I started to feel slightly less pain, downgraded from co-codamol to paracetamol plus, sometime during yesterday's cup final, about the point where Chelski got the benefit of yet another dodgy decision. Still at least that prevented Steven Gerard getting another winner's medal. Yes, still bitter, 6 years' later.

So I decided to give it a go, and met Mendip Mackem and Skip in Axbridge, rode to the HQ in Cheddar, signed on and set off.

And it hurt. As it quite often does on a sportive, only this time I was hurting at a level that I normally get after about 80 miles, not 8. My legs were fine, I ambled up Cheddar gorge and across the levels to Wedmore, but by then I was starting to get new pain in shoulder and back, so decided, for once, to be sensible. I cycled back to Cheddar, dropped off my timing chip and came home. I think MM and Skip thought I was mad for even starting, but I would have wondered about it all day if I had never given it a go.
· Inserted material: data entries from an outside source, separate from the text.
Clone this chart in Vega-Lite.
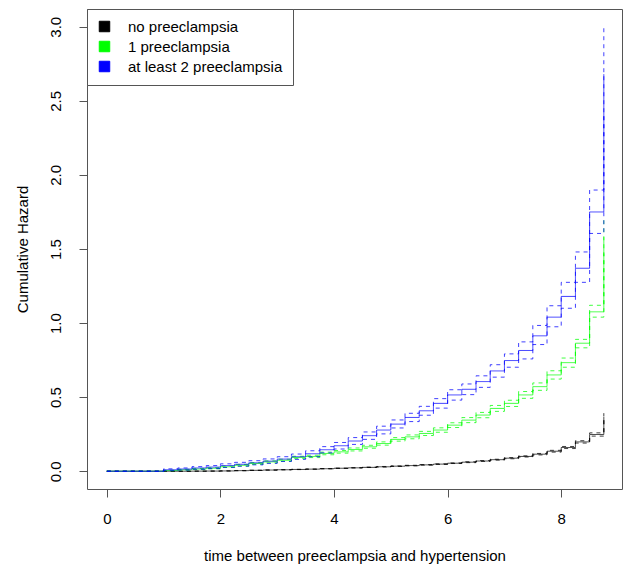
{
  "$schema": "https://vega.github.io/schema/vega-lite/v6.json",
  "width": 535,
  "height": 480,
  "autosize": {"type": "none"},
  "padding": {"left": 87, "top": 9, "right": 1, "bottom": 75},
  "background": "white",
  "config": {
    "font": "Liberation Sans",
    "view": {"stroke": "#555", "strokeWidth": 1},
    "axis": {"grid": false, "domain": false, "tickColor": "#555", "tickSize": 8, "labelFontSize": 15, "labelColor": "#000", "titleFontSize": 15, "titleFontWeight": "normal", "titleColor": "#000"}
  },
  "data": {"values": [
    {"g":"no preeclampsia","t":0,"e":0,"l":0,"u":0},
    {"g":"no preeclampsia","t":1,"e":0,"l":0,"u":0},
    {"g":"no preeclampsia","t":1.25,"e":0,"l":0,"u":0},
    {"g":"no preeclampsia","t":1.5,"e":0.0005,"l":0,"u":0.001},
    {"g":"no preeclampsia","t":1.75,"e":0.001,"l":0.0005,"u":0.0015},
    {"g":"no preeclampsia","t":2,"e":0.002,"l":0.001,"u":0.003},
    {"g":"no preeclampsia","t":2.25,"e":0.004,"l":0.003,"u":0.005},
    {"g":"no preeclampsia","t":2.5,"e":0.006,"l":0.005,"u":0.007},
    {"g":"no preeclampsia","t":2.75,"e":0.008,"l":0.007,"u":0.009},
    {"g":"no preeclampsia","t":3,"e":0.010,"l":0.009,"u":0.011},
    {"g":"no preeclampsia","t":3.25,"e":0.012,"l":0.011,"u":0.013},
    {"g":"no preeclampsia","t":3.5,"e":0.014,"l":0.013,"u":0.015},
    {"g":"no preeclampsia","t":3.75,"e":0.017,"l":0.016,"u":0.018},
    {"g":"no preeclampsia","t":4,"e":0.020,"l":0.019,"u":0.021},
    {"g":"no preeclampsia","t":4.25,"e":0.023,"l":0.022,"u":0.024},
    {"g":"no preeclampsia","t":4.5,"e":0.026,"l":0.025,"u":0.028},
    {"g":"no preeclampsia","t":4.75,"e":0.030,"l":0.028,"u":0.032},
    {"g":"no preeclampsia","t":5,"e":0.034,"l":0.032,"u":0.036},
    {"g":"no preeclampsia","t":5.25,"e":0.038,"l":0.036,"u":0.040},
    {"g":"no preeclampsia","t":5.5,"e":0.043,"l":0.041,"u":0.045},
    {"g":"no preeclampsia","t":5.75,"e":0.048,"l":0.046,"u":0.050},
    {"g":"no preeclampsia","t":6,"e":0.054,"l":0.052,"u":0.056},
    {"g":"no preeclampsia","t":6.25,"e":0.061,"l":0.058,"u":0.064},
    {"g":"no preeclampsia","t":6.5,"e":0.069,"l":0.066,"u":0.072},
    {"g":"no preeclampsia","t":6.75,"e":0.078,"l":0.075,"u":0.081},
    {"g":"no preeclampsia","t":7,"e":0.088,"l":0.084,"u":0.092},
    {"g":"no preeclampsia","t":7.25,"e":0.100,"l":0.096,"u":0.104},
    {"g":"no preeclampsia","t":7.5,"e":0.115,"l":0.110,"u":0.120},
    {"g":"no preeclampsia","t":7.75,"e":0.135,"l":0.129,"u":0.141},
    {"g":"no preeclampsia","t":8,"e":0.160,"l":0.153,"u":0.167},
    {"g":"no preeclampsia","t":8.25,"e":0.198,"l":0.190,"u":0.206},
    {"g":"no preeclampsia","t":8.5,"e":0.248,"l":0.237,"u":0.259},
    {"g":"no preeclampsia","t":8.75,"e":0.368,"l":0.345,"u":0.392},
    {"g":"1 preeclampsia","t":0,"e":0,"l":0,"u":0},
    {"g":"1 preeclampsia","t":1,"e":0.005,"l":0.003,"u":0.007},
    {"g":"1 preeclampsia","t":1.25,"e":0.010,"l":0.007,"u":0.013},
    {"g":"1 preeclampsia","t":1.5,"e":0.015,"l":0.011,"u":0.019},
    {"g":"1 preeclampsia","t":1.75,"e":0.020,"l":0.016,"u":0.024},
    {"g":"1 preeclampsia","t":2,"e":0.030,"l":0.025,"u":0.035},
    {"g":"1 preeclampsia","t":2.25,"e":0.040,"l":0.034,"u":0.046},
    {"g":"1 preeclampsia","t":2.5,"e":0.052,"l":0.046,"u":0.058},
    {"g":"1 preeclampsia","t":2.75,"e":0.063,"l":0.056,"u":0.070},
    {"g":"1 preeclampsia","t":3,"e":0.074,"l":0.067,"u":0.081},
    {"g":"1 preeclampsia","t":3.25,"e":0.093,"l":0.085,"u":0.101},
    {"g":"1 preeclampsia","t":3.5,"e":0.100,"l":0.092,"u":0.108},
    {"g":"1 preeclampsia","t":3.75,"e":0.120,"l":0.111,"u":0.129},
    {"g":"1 preeclampsia","t":4,"e":0.131,"l":0.122,"u":0.140},
    {"g":"1 preeclampsia","t":4.25,"e":0.147,"l":0.137,"u":0.157},
    {"g":"1 preeclampsia","t":4.5,"e":0.165,"l":0.155,"u":0.175},
    {"g":"1 preeclampsia","t":4.75,"e":0.187,"l":0.176,"u":0.198},
    {"g":"1 preeclampsia","t":5,"e":0.215,"l":0.203,"u":0.227},
    {"g":"1 preeclampsia","t":5.25,"e":0.232,"l":0.219,"u":0.245},
    {"g":"1 preeclampsia","t":5.5,"e":0.255,"l":0.241,"u":0.269},
    {"g":"1 preeclampsia","t":5.75,"e":0.278,"l":0.263,"u":0.293},
    {"g":"1 preeclampsia","t":6,"e":0.311,"l":0.295,"u":0.327},
    {"g":"1 preeclampsia","t":6.25,"e":0.345,"l":0.328,"u":0.362},
    {"g":"1 preeclampsia","t":6.5,"e":0.379,"l":0.361,"u":0.397},
    {"g":"1 preeclampsia","t":6.75,"e":0.424,"l":0.404,"u":0.444},
    {"g":"1 preeclampsia","t":7,"e":0.458,"l":0.437,"u":0.479},
    {"g":"1 preeclampsia","t":7.25,"e":0.515,"l":0.492,"u":0.538},
    {"g":"1 preeclampsia","t":7.5,"e":0.571,"l":0.546,"u":0.596},
    {"g":"1 preeclampsia","t":7.75,"e":0.650,"l":0.622,"u":0.678},
    {"g":"1 preeclampsia","t":8,"e":0.733,"l":0.702,"u":0.764},
    {"g":"1 preeclampsia","t":8.25,"e":0.864,"l":0.833,"u":0.890},
    {"g":"1 preeclampsia","t":8.5,"e":1.076,"l":1.040,"u":1.120},
    {"g":"1 preeclampsia","t":8.75,"e":1.580,"l":1.470,"u":1.700},
    {"g":"at least 2 preeclampsia","t":0,"e":0,"l":0,"u":0},
    {"g":"at least 2 preeclampsia","t":1,"e":0.010,"l":0.004,"u":0.016},
    {"g":"at least 2 preeclampsia","t":1.25,"e":0.015,"l":0.008,"u":0.022},
    {"g":"at least 2 preeclampsia","t":1.5,"e":0.022,"l":0.013,"u":0.031},
    {"g":"at least 2 preeclampsia","t":1.75,"e":0.028,"l":0.018,"u":0.038},
    {"g":"at least 2 preeclampsia","t":2,"e":0.038,"l":0.026,"u":0.050},
    {"g":"at least 2 preeclampsia","t":2.25,"e":0.047,"l":0.034,"u":0.060},
    {"g":"at least 2 preeclampsia","t":2.5,"e":0.057,"l":0.043,"u":0.071},
    {"g":"at least 2 preeclampsia","t":2.75,"e":0.068,"l":0.053,"u":0.083},
    {"g":"at least 2 preeclampsia","t":3,"e":0.082,"l":0.066,"u":0.098},
    {"g":"at least 2 preeclampsia","t":3.25,"e":0.098,"l":0.080,"u":0.116},
    {"g":"at least 2 preeclampsia","t":3.5,"e":0.118,"l":0.098,"u":0.138},
    {"g":"at least 2 preeclampsia","t":3.75,"e":0.145,"l":0.124,"u":0.166},
    {"g":"at least 2 preeclampsia","t":4,"e":0.172,"l":0.150,"u":0.194},
    {"g":"at least 2 preeclampsia","t":4.25,"e":0.204,"l":0.181,"u":0.227},
    {"g":"at least 2 preeclampsia","t":4.5,"e":0.240,"l":0.215,"u":0.265},
    {"g":"at least 2 preeclampsia","t":4.75,"e":0.278,"l":0.252,"u":0.304},
    {"g":"at least 2 preeclampsia","t":5,"e":0.318,"l":0.292,"u":0.346},
    {"g":"at least 2 preeclampsia","t":5.25,"e":0.363,"l":0.335,"u":0.391},
    {"g":"at least 2 preeclampsia","t":5.5,"e":0.408,"l":0.378,"u":0.438},
    {"g":"at least 2 preeclampsia","t":5.75,"e":0.458,"l":0.426,"u":0.490},
    {"g":"at least 2 preeclampsia","t":6,"e":0.515,"l":0.480,"u":0.550},
    {"g":"at least 2 preeclampsia","t":6.25,"e":0.553,"l":0.517,"u":0.589},
    {"g":"at least 2 preeclampsia","t":6.5,"e":0.605,"l":0.566,"u":0.644},
    {"g":"at least 2 preeclampsia","t":6.75,"e":0.677,"l":0.635,"u":0.719},
    {"g":"at least 2 preeclampsia","t":7,"e":0.747,"l":0.702,"u":0.792},
    {"g":"at least 2 preeclampsia","t":7.25,"e":0.815,"l":0.758,"u":0.873},
    {"g":"at least 2 preeclampsia","t":7.5,"e":0.914,"l":0.855,"u":0.984},
    {"g":"at least 2 preeclampsia","t":7.75,"e":1.040,"l":0.975,"u":1.117},
    {"g":"at least 2 preeclampsia","t":8,"e":1.180,"l":1.100,"u":1.275},
    {"g":"at least 2 preeclampsia","t":8.25,"e":1.370,"l":1.275,"u":1.480},
    {"g":"at least 2 preeclampsia","t":8.5,"e":1.750,"l":1.605,"u":1.898},
    {"g":"at least 2 preeclampsia","t":8.75,"e":2.680,"l":2.400,"u":2.990}
  ]},
  "transform": [{"fold": ["e", "l", "u"], "as": ["kind", "v"]}],
  "encoding": {
    "x": {
      "field": "t", "type": "quantitative",
      "scale": {"domain": [-0.349, 9.07], "nice": false, "zero": false},
      "axis": {"values": [0, 2, 4, 6, 8], "labelPadding": 14, "title": "time between preeclampsia and hypertension", "titleY": 66, "titleBaseline": "middle"}
    },
    "y": {
      "field": "v", "type": "quantitative",
      "scale": {"domain": [-0.12, 3.12], "nice": false, "zero": false},
      "axis": {"values": [0, 0.5, 1, 1.5, 2, 2.5, 3], "format": ".1f", "labelAngle": -90, "labelAlign": "center", "labelBaseline": "bottom", "labelPadding": 16, "title": "Cumulative Hazard", "titleX": -65, "titleBaseline": "middle", "titleAlign": "center"}
    },
    "color": {
      "field": "g", "type": "nominal",
      "scale": {"domain": ["no preeclampsia", "1 preeclampsia", "at least 2 preeclampsia"], "range": ["#000000", "#00ff00", "#0000ff"]},
      "legend": {
        "orient": "none", "legendX": 0, "legendY": 0, "title": null,
        "symbolType": "square", "symbolSize": 110, "symbolStrokeColor": "black", "symbolStrokeWidth": 1, "symbolOpacity": 1,
        "labelFontSize": 15, "labelColor": "#000", "labelOffset": 16, "padding": 10, "rowPadding": 4,
        "strokeColor": "#555", "fillColor": "white"
      }
    }
  },
  "layer": [
    {
      "transform": [{"filter": "datum.t == 0 && datum.kind == 'e'"}],
      "mark": {"type": "square", "filled": true, "size": 0, "stroke": "black", "strokeWidth": 1, "opacity": 1}
    },
    {
      "mark": {"type": "line", "interpolate": "step-after", "strokeWidth": 1, "opacity": 0.75},
      "encoding": {
        "strokeDash": {
          "field": "kind", "type": "nominal",
          "scale": {"domain": ["e", "l", "u"], "range": [[1, 0], [4, 4], [4, 4]]},
          "legend": null
        }
      }
    }
  ]
}
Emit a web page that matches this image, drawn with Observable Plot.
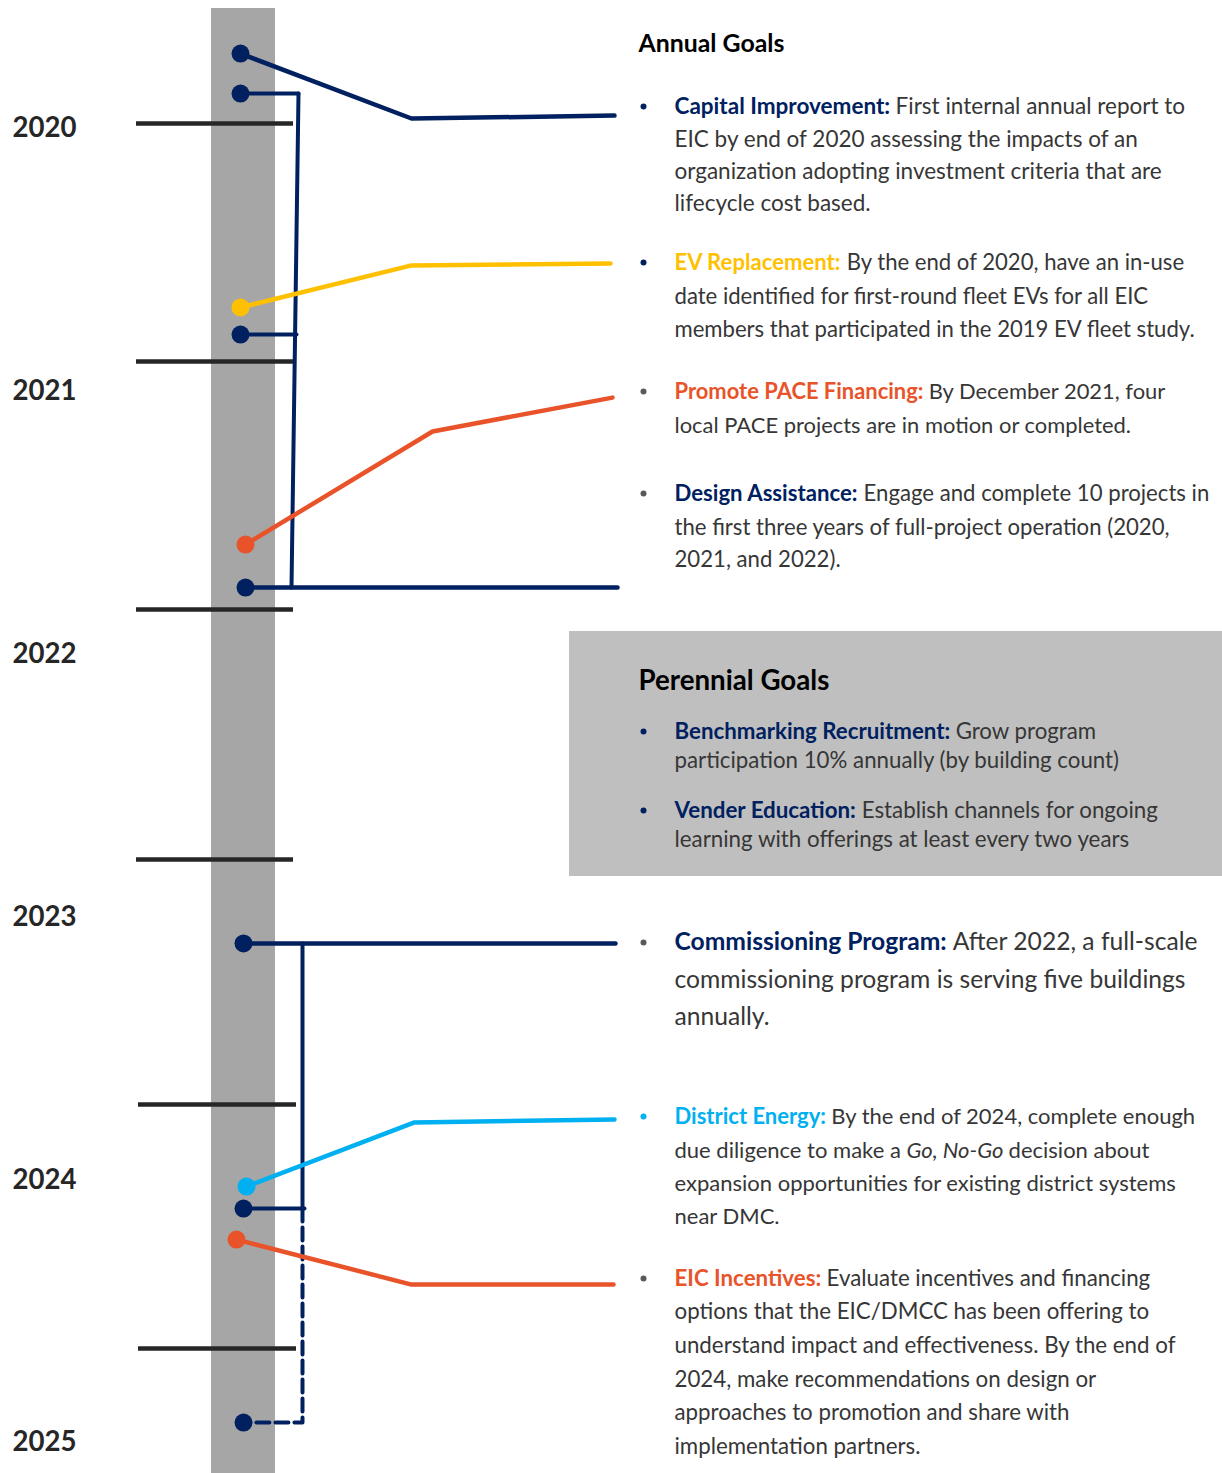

This is my sportive which is slightly truncated as you can see. I still managed over 1500 feet of climbing in my 26 miles, and I have probably done more exercise today than 95% of the UK population. And I am planning to compensate next week, honest. But I made the right decision, so I don't have to justify it, do I?

I think the moderate amount of exercise was probably about right as the osteopath did say that I needed to keep moving it and stretching the neck. And I do feel a lot better, if for no other reason than at least I know I wasn't up to it today. And I didn't cause a longer term injury to find out either.